Kate Johnson

February 24, 2015

HOUSTON — Within hours of the release of the Learning Early About Peanut (LEAP) study results, experts were debating the logistics and magnitude of the changes recommended for the management of infants considered to be at high risk for peanut allergy.

Parents should not simply hear a "consume peanut" message, said James Baker, MD, chief executive officer of Food Allergy Research & Education. "We hope that parents understand this isn't something you do without consulting a physician and making absolutely sure the child is not allergic first," he said during a news conference here at the American Academy of Allergy, Asthma & Immunology 2015.

The finding that consumption, not avoidance, reduces the risk of developing peanut allergy by the age of 5 led the LEAP investigators to call for new guidelines to be drafted.

"Timing here is key; there's a narrow window of opportunity to intervene early," said LEAP investigator Gideon Lack, MB BCh, from King's College London and Guy's and St. Thomas' National Health Service Foundation Trust, United Kingdom.

All at-risk infants should receive skin-prick testing for peanut, the LEAP team suggests. Those with a negative test should proceed to normal peanut consumption. Those with a positive test should undergo an oral food challenge and, depending on the results, proceed to normal peanut consumption with careful supervision or avoidance.

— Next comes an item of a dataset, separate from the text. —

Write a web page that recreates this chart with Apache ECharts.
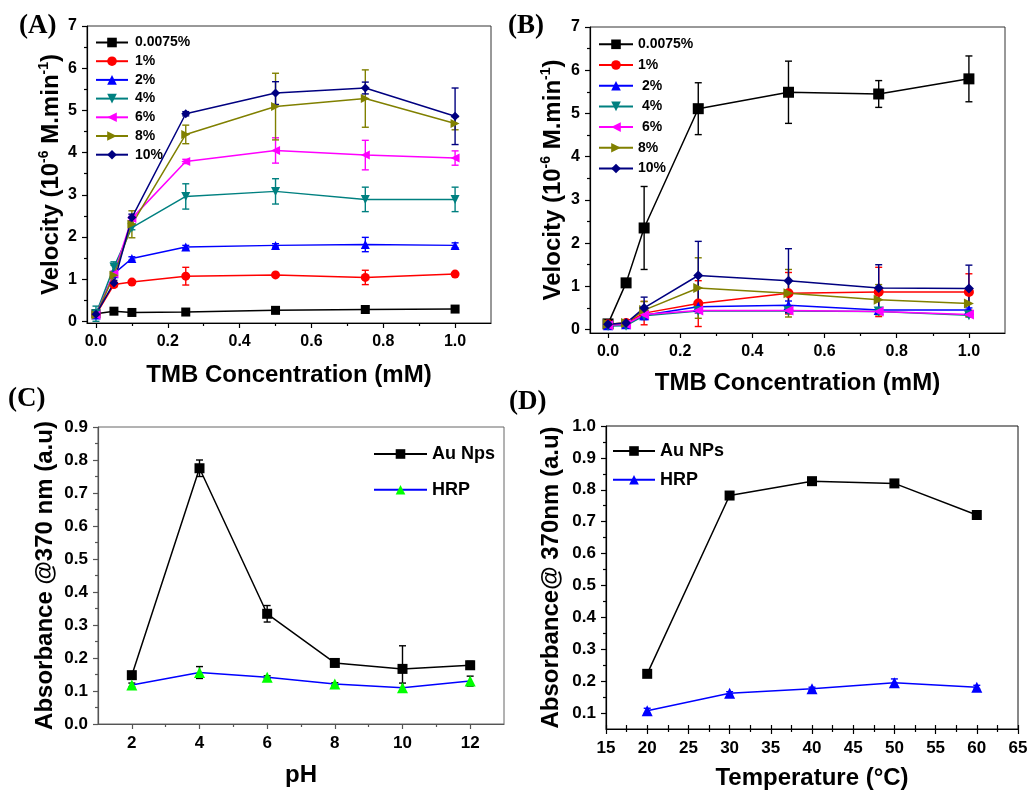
<!DOCTYPE html>
<html><head><meta charset="utf-8">
<script src="https://cdn.jsdelivr.net/npm/echarts@6/dist/echarts.min.js"></script>
<style>html,body{margin:0;padding:0;background:#fff}#c{width:1031px;height:792px}</style>
</head><body><div id="c"></div><script>
// ---------------- DATA ----------------
const xConc = [0, 0.05, 0.1, 0.25, 0.5, 0.75, 1.0];
const aNames = ['0.0075%', '1%', '2%', '4%', '6%', '8%', '10%'];
const bNames = ['0.0075%', '1%', ' 2%', ' 4%', ' 6%', '8%', '10%'];
// Panel A values and errors
const aV0075 = [0.18, 0.24, 0.21, 0.22, 0.26, 0.28, 0.29];
const aE0075 = [0.04, 0.07, 0.03, 0.03, 0.05, 0.06, 0.04];
const aV1 = [0.16, 0.87, 0.93, 1.07, 1.10, 1.04, 1.12];
const aE1 = [0.03, 0.05, 0.03, 0.21, 0.03, 0.17, 0.03];
const aV2 = [0.15, 1.13, 1.49, 1.76, 1.80, 1.82, 1.80];
const aE2 = [0.03, 0.05, 0.04, 0.04, 0.04, 0.17, 0.06];
const aV4 = [0.18, 1.29, 2.22, 2.96, 3.08, 2.89, 2.89];
const aE4 = [0.18, 0.12, 0.05, 0.30, 0.30, 0.29, 0.29];
const aV6 = [0.15, 1.13, 2.44, 3.79, 4.05, 3.94, 3.87];
const aE6 = [0.03, 0.06, 0.05, 0.05, 0.30, 0.35, 0.17];
const aV8 = [0.15, 1.09, 2.30, 4.43, 5.09, 5.28, 4.69];
const aE8 = [0.03, 0.24, 0.32, 0.22, 0.79, 0.68, 0.15];
const aV10 = [0.17, 0.91, 2.46, 4.92, 5.41, 5.53, 4.86];
const aE10 = [0.03, 0.06, 0.08, 0.05, 0.27, 0.14, 0.67];
// Panel B values and errors
const bV0075 = [0.13, 1.08, 2.35, 5.11, 5.49, 5.45, 5.80];
const bE0075 = [0.05, 0.05, 0.96, 0.60, 0.72, 0.31, 0.53];
const bV1 = [0.12, 0.15, 0.38, 0.60, 0.84, 0.87, 0.87];
const bE1 = [0.04, 0.05, 0.27, 0.53, 0.48, 0.57, 0.42];
const bV2 = [0.10, 0.12, 0.33, 0.53, 0.56, 0.45, 0.45];
const bE2 = [0.03, 0.04, 0.10, 0.08, 0.10, 0.05, 0.05];
const bV4 = [0.08, 0.09, 0.32, 0.43, 0.43, 0.42, 0.33];
const bE4 = [0.03, 0.04, 0.08, 0.05, 0.05, 0.05, 0.04];
const bV6 = [0.10, 0.12, 0.35, 0.44, 0.44, 0.42, 0.35];
const bE6 = [0.03, 0.04, 0.08, 0.05, 0.05, 0.05, 0.04];
const bV8 = [0.13, 0.15, 0.45, 0.96, 0.84, 0.69, 0.60];
const bE8 = [0.04, 0.05, 0.20, 0.70, 0.55, 0.35, 0.30];
const bV10 = [0.12, 0.15, 0.50, 1.25, 1.13, 0.96, 0.95];
const bE10 = [0.04, 0.05, 0.25, 0.79, 0.74, 0.54, 0.54];
// Panel C
const xPH = [2, 4, 6, 8, 10, 12];
const cNames = ['Au Nps', 'HRP'];
const cAu = [0.148, 0.775, 0.334, 0.185, 0.167, 0.178];
const cAuErr = [0.010, 0.025, 0.025, 0.010, 0.070, 0.012];
const cHRP = [0.118, 0.156, 0.142, 0.121, 0.110, 0.130];
const cHRPErr = [0.006, 0.018, 0.004, 0.004, 0.014, 0.015];
// Panel D
const xTemp = [20, 30, 40, 50, 60];
const dNames = ['Au NPs', 'HRP '];
const dAu = [0.223, 0.782, 0.827, 0.820, 0.721];
const dAuErr = [0.008, 0.006, 0.005, 0.006, 0.008];
const dHRP = [0.107, 0.162, 0.176, 0.195, 0.181];
const dHRPErr = [0.008, 0.005, 0.005, 0.012, 0.006];
// Tick values
const aXTicks = [0, 0.2, 0.4, 0.6, 0.8, 1.0];
const aXMinor = [0.1, 0.3, 0.5, 0.7, 0.9];
const aYTicks = [0, 1, 2, 3, 4, 5, 6, 7];
const aYMinor = [0.5, 1.5, 2.5, 3.5, 4.5, 5.5, 6.5];
const cXTicks = [2, 4, 6, 8, 10, 12];
const cXMinor = [3, 5, 7, 9, 11];
const cYTicks = [0, 0.1, 0.2, 0.3, 0.4, 0.5, 0.6, 0.7, 0.8, 0.9];
const cYMinor = [0.05, 0.15, 0.25, 0.35, 0.45, 0.55, 0.65, 0.75, 0.85];
const dXTicks = [15, 20, 25, 30, 35, 40, 45, 50, 55, 60, 65];
const dXMinor = [17.5, 22.5, 27.5, 32.5, 37.5, 42.5, 47.5, 52.5, 57.5, 62.5];
const dYTicks = [0.1, 0.2, 0.3, 0.4, 0.5, 0.6, 0.7, 0.8, 0.9, 1.0];
const dYMinor = [0.15, 0.25, 0.35, 0.45, 0.55, 0.65, 0.75, 0.85, 0.95];

// ---------------- BUILD ----------------
const FONT = '"Liberation Sans", Arial, sans-serif';
const aVals = [aV0075, aV1, aV2, aV4, aV6, aV8, aV10];
const aErrs = [aE0075, aE1, aE2, aE4, aE6, aE8, aE10];
const bVals = [bV0075, bV1, bV2, bV4, bV6, bV8, bV10];
const bErrs = [bE0075, bE1, bE2, bE4, bE6, bE8, bE10];
const sty = [
  {c: '#000000', s: 'rect', r: 0, z: 9},
  {c: '#ff0000', s: 'circle', r: 0, z: 10},
  {c: '#0000ff', s: 'triangle', r: 0, z: 10},
  {c: '#008080', s: 'triangle', r: 180, z: 10},
  {c: '#ff00ff', s: 'triangle', r: 90, z: 10},
  {c: '#808000', s: 'triangle', r: -90, z: 10},
  {c: '#000080', s: 'diamond', r: 0, z: 10}
];

function errRender(cap) {
  return function (params, api) {
    const x = api.value(0), y = api.value(1), e = api.value(2);
    const lo = api.coord([x, y - e]), hi = api.coord([x, y + e]);
    const st = {stroke: api.visual('color'), lineWidth: 1.4};
    return {type: 'group', children: [
      {type: 'line', shape: {x1: lo[0], y1: lo[1], x2: hi[0], y2: hi[1]}, style: st},
      {type: 'line', shape: {x1: lo[0] - cap, y1: lo[1], x2: lo[0] + cap, y2: lo[1]}, style: st},
      {type: 'line', shape: {x1: hi[0] - cap, y1: hi[1], x2: hi[0] + cap, y2: hi[1]}, style: st}
    ]};
  };
}

const series = [];
function addPanel(g, xs, names, vals, errs, styles, size, cap) {
  names.forEach((n, i) => {
    const st = styles[i];
    series.push({
      type: 'line', name: n, xAxisIndex: g, yAxisIndex: g,
      data: xs.map((x, k) => [x, vals[i][k]]),
      symbol: st.s, symbolRotate: st.r, symbolSize: st.size || size,
      lineStyle: {color: st.lc || st.c, width: 1.5},
      itemStyle: {color: st.c},
      z: st.z || 10, animation: false
    });
    series.push({
      type: 'custom', xAxisIndex: g, yAxisIndex: g,
      itemStyle: {color: st.ec || st.c},
      data: xs.map((x, k) => [x, vals[i][k], errs[i][k]]),
      renderItem: errRender(cap), encode: {x: 0, y: 1},
      z: st.z || 10, animation: false, silent: true
    });
  });
}
addPanel(0, xConc, aNames, aVals, aErrs, sty, 9, 3.5);
addPanel(1, xConc, bNames, bVals, bErrs, sty.map((s, i) => i === 0 ? Object.assign({}, s, {size: 11}) : s), 10, 3.5);
addPanel(2, xPH, cNames, [cAu, cHRP], [cAuErr, cHRPErr],
  [{c: '#000000', s: 'rect', r: 0, size: 10}, {c: '#00ff00', lc: '#0000ff', ec: '#000000', s: 'triangle', r: 0, size: 11}], 10, 3.5);
addPanel(3, xTemp, dNames, [dAu, dHRP], [dAuErr, dHRPErr],
  [{c: '#000000', s: 'rect', r: 0, size: 10}, {c: '#0000ff', s: 'triangle', r: 0, size: 11}], 10, 3.5);

const fmt1 = v => (+v).toFixed(1);
const fmt0 = v => String(Math.round(v));
const nameStyle = {fontSize: 24, fontWeight: 'bold', fontFamily: FONT, color: '#000'};
const richName = {
  r: {fontSize: 24, fontWeight: 'bold', fontFamily: FONT, color: '#000', lineHeight: 26, verticalAlign: 'bottom'},
  s: {fontSize: 14, fontWeight: 'bold', fontFamily: FONT, color: '#000', lineHeight: 14, verticalAlign: 'top'}
};

const xAxes = [], yAxes = [];
function mkAxis(o) {
  const col = o.color || '#000';
  const out = [];
  out.push({
    type: 'value', gridIndex: o.g, position: o.pos, min: o.min, max: o.max,
    axisLine: {show: true, onZero: false, lineStyle: {color: col, width: 1.2}},
    axisTick: {show: true, length: 5, inside: false, customValues: o.ticks, lineStyle: {color: col, width: 1.2}},
    axisLabel: {show: true, customValues: o.ticks, formatter: o.fmt, margin: o.margin, color: '#000',
      fontSize: o.fs, fontWeight: 'bold', fontFamily: FONT},
    splitLine: {show: false}, minorTick: {show: false},
    name: o.name, nameLocation: 'middle', nameGap: o.gap,
    nameTextStyle: o.rich ? Object.assign({}, nameStyle, {rich: richName}) : nameStyle
  });
  out.push({
    type: 'value', gridIndex: o.g, position: o.pos, min: o.min, max: o.max,
    axisLine: {show: false, onZero: false},
    axisTick: {show: true, length: 3, inside: false, customValues: o.minor, lineStyle: {color: col, width: 1.2}},
    axisLabel: {show: false}, splitLine: {show: false}
  });
  if (o.cross) {
    out.push({
      type: 'value', gridIndex: o.g, position: o.pos, min: o.min, max: o.max,
      axisLine: {show: false, onZero: false},
      axisTick: {show: true, length: 4, inside: true, customValues: o.ticks.concat(o.minor), lineStyle: {color: col, width: 1.2}},
      axisLabel: {show: false}, splitLine: {show: false}
    });
  }
  return out;
}
const ax = [
  mkAxis({g: 0, pos: 'bottom', min: -0.025, max: 1.1, ticks: aXTicks, minor: aXMinor, fmt: fmt1, name: 'TMB Concentration (mM)', gap: 40, margin: 11, fs: 16}),
  mkAxis({g: 1, pos: 'bottom', min: -0.05, max: 1.1, ticks: aXTicks, minor: aXMinor, fmt: fmt1, name: 'TMB Concentration (mM)', gap: 38, margin: 11, fs: 16}),
  mkAxis({g: 2, pos: 'bottom', min: 1, max: 13, ticks: cXTicks, minor: cXMinor, fmt: fmt0, name: 'pH', gap: 39, margin: 11, fs: 17, color: '#555'}),
  mkAxis({g: 3, pos: 'bottom', min: 15, max: 65, ticks: dXTicks, minor: dXMinor, fmt: fmt0, name: 'Temperature (°C)', gap: 37, margin: 11, fs: 17, cross: true})
];
const ay = [
  mkAxis({g: 0, pos: 'left', min: -0.04, max: 7, ticks: aYTicks, minor: aYMinor, fmt: fmt0, name: '{r|Velocity (10}{s|-6}{r| M.min}{s|-1}{r|)}', gap: 24, margin: 10, fs: 16, rich: true}),
  mkAxis({g: 1, pos: 'left', min: -0.08, max: 7, ticks: aYTicks, minor: aYMinor, fmt: fmt0, name: '{r|Velocity (10}{s|-6}{r| M.min}{s|-1}{r|)}', gap: 25, margin: 10, fs: 16, rich: true}),
  mkAxis({g: 2, pos: 'left', min: 0, max: 0.9, ticks: cYTicks, minor: cYMinor, fmt: fmt1, name: 'Absorbance @370 nm (a.u)', gap: 41, margin: 10, fs: 17, color: '#555'}),
  mkAxis({g: 3, pos: 'left', min: 0.05, max: 1.0, ticks: dYTicks, minor: dYMinor, fmt: fmt1, name: 'Absorbance@ 370nm (a.u)', gap: 43, margin: 10, fs: 17})
];
ax.forEach(p => xAxes.push(p[0]));
ay.forEach(p => yAxes.push(p[0]));
ax.forEach(p => p.slice(1).forEach(a => xAxes.push(a)));
ay.forEach(p => p.slice(1).forEach(a => yAxes.push(a)));

const gridBase = {show: true, borderWidth: 1, backgroundColor: 'transparent', outerBoundsMode: 'none', containLabel: false};
const grids = [
  Object.assign({left: 87, top: 26, width: 404, height: 297, borderColor: '#333'}, gridBase),
  Object.assign({left: 590, top: 27, width: 415, height: 306, borderColor: '#333'}, gridBase),
  Object.assign({left: 98, top: 427, width: 406, height: 297, borderColor: '#666'}, gridBase),
  Object.assign({left: 606, top: 426, width: 412, height: 303, borderColor: '#111'}, gridBase)
];
const legText = s => ({fontSize: s, fontWeight: 'bold', fontFamily: FONT, color: '#000'});
const legends = [
  {left: 95, top: 35.5, orient: 'vertical', itemWidth: 32, itemHeight: 12, itemGap: 4.7, data: aNames, textStyle: Object.assign(legText(14), {padding: [0, 0, 0, 2]})},
  {left: 598, top: 37.3, orient: 'vertical', itemWidth: 34, itemHeight: 12, itemGap: 6.7, data: bNames, textStyle: legText(14)},
  {left: 373, top: 445, orient: 'vertical', itemWidth: 53, itemHeight: 12, itemGap: 17.7, data: cNames, textStyle: legText(18)},
  {left: 612, top: 442, orient: 'vertical', itemWidth: 42, itemHeight: 12, itemGap: 10.7, data: dNames, textStyle: legText(18)}
];
legends.forEach(l => { l.selectedMode = false; l.padding = 0; });

const panelFont = 'bold 27px "Liberation Serif", "Times New Roman", serif';
const chart = echarts.init(document.getElementById('c'), null, {renderer: 'canvas'});
chart.setOption({
  animation: false,
  backgroundColor: '#fff',
  textStyle: {fontFamily: FONT},
  grid: grids,
  xAxis: xAxes,
  yAxis: yAxes,
  legend: legends,
  series: series,
  graphic: [
    {type: 'text', left: 19, top: 13, style: {text: '(A)', font: panelFont, fill: '#000'}},
    {type: 'text', left: 508, top: 13, style: {text: '(B)', font: panelFont, fill: '#000'}},
    {type: 'text', left: 8, top: 386, style: {text: '(C)', font: panelFont, fill: '#000'}},
    {type: 'text', left: 509, top: 389, style: {text: '(D)', font: panelFont, fill: '#000'}}
  ]
});
</script></body></html>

When asked about the logistics of such an approach, Dr Lack acknowledged it will be a challenge.

Timing here is key.

"To actually put this into practice is really going to take a coordinated strategy between all the stakeholders, health professionals, and departments of health in different countries," Dr Lack told Medscape Medical News.

However, he said, the about-face on infant peanut consumption will likely be well received in the medical community.

"One of the things about coming out of medical school is that you realize the learning curve has just started. We have to re-educate ourselves all the time, and that's key. As we acquire more evidence, things change," he explained.

"We believe there's an urgent need for clinicians to be skilled in identifying the at-risk population," said LEAP investigator George Du Toit, MB BCh, from King's College London and Guy's and St. Thomas' NHS Foundation Trust.

Managing Risk

"This means a basic knowledge about atopic eczema, egg allergy, and milk allergy, which are all risk factors for peanut allergy, and then of course skin-prick testing, which in the LEAP study we found to be invaluable for dissecting risk categories," Dr Du Toit explained. "Worldwide, not all patients — in fact a real minority of allergic patients — have access to even those basic diagnostic skills."

On top of that, although infants in the LEAP cohort had only mild to moderate allergic reactions, and no hospitalizations or epinephrine were required, "clinicians need to be able to deal with young infants who have an allergic reaction," he said.

"If any high-risk challenges were to take place, they should only occur in experienced hands and in the appropriate setting with resuscitation skills and facilities," Dr Du Toit explained.

New guidelines are urgently needed to reflect these findings, said Daniel Rotrosen, MD, from the National Institute of Allergy and Infectious Diseases. However, "even with a landmark study like this, and obvious improvement, it's difficult to move to implementation," he explained.

Pediatricians, dermatologists, and family practitioners will be urged to work toward updating the guidelines. "I don't think it should become a turf issue," said Dr Lack. "What matters is expertise. It could be a pediatrician, a family doctor, or a dermatologist who assesses the child and does a skin-prick test. The important thing is training in these procedures, and recognition."

Matthew Greenhawt, MD, from the University of Michigan in Ann Arbor, said he has concerns about the sudden change suggested by LEAP investigators and other experts.

Leaping to Conclusions

Should policy be changed on the basis of one study, "even one study with truly remarkable results?" Dr Greenhawt asked.

"I'd love to see this replicated in the United States, and I'd love to know whether you need to do this for 5 years or 3 years or 12 months," he told Medscape Medical News.

This study was small, Dr Greenhawt pointed out. "You would never change cholesterol recommendations based on one study of 500 patients, and the suggestion being made is that we need to act on this now," he explained.

"I certainly understand the logic and I think we are on the right track, but are we putting the cart before the horse? If you're going to make a recommendation like that, there should be an infrastructure in place to handle the volume of patients that we're going to see," Dr Greenhawt warned.

Dr Baker recently served as senior vice president and global vaccine head at Merck Corporation. Dr Lack reports holding stock and stock options in DBV Technologies. Dr Du Toit and Dr Rotrosen have disclosed no relevant financial relationships. Dr Greenhawt has reported that he is a member of the Educational Advisory Council for the National Peanut Board and has served as a consultant for Deerfield Industries.

American Academy of Allergy, Asthma & Immunology (AAAAI) 2015. Presented February 23, 2015.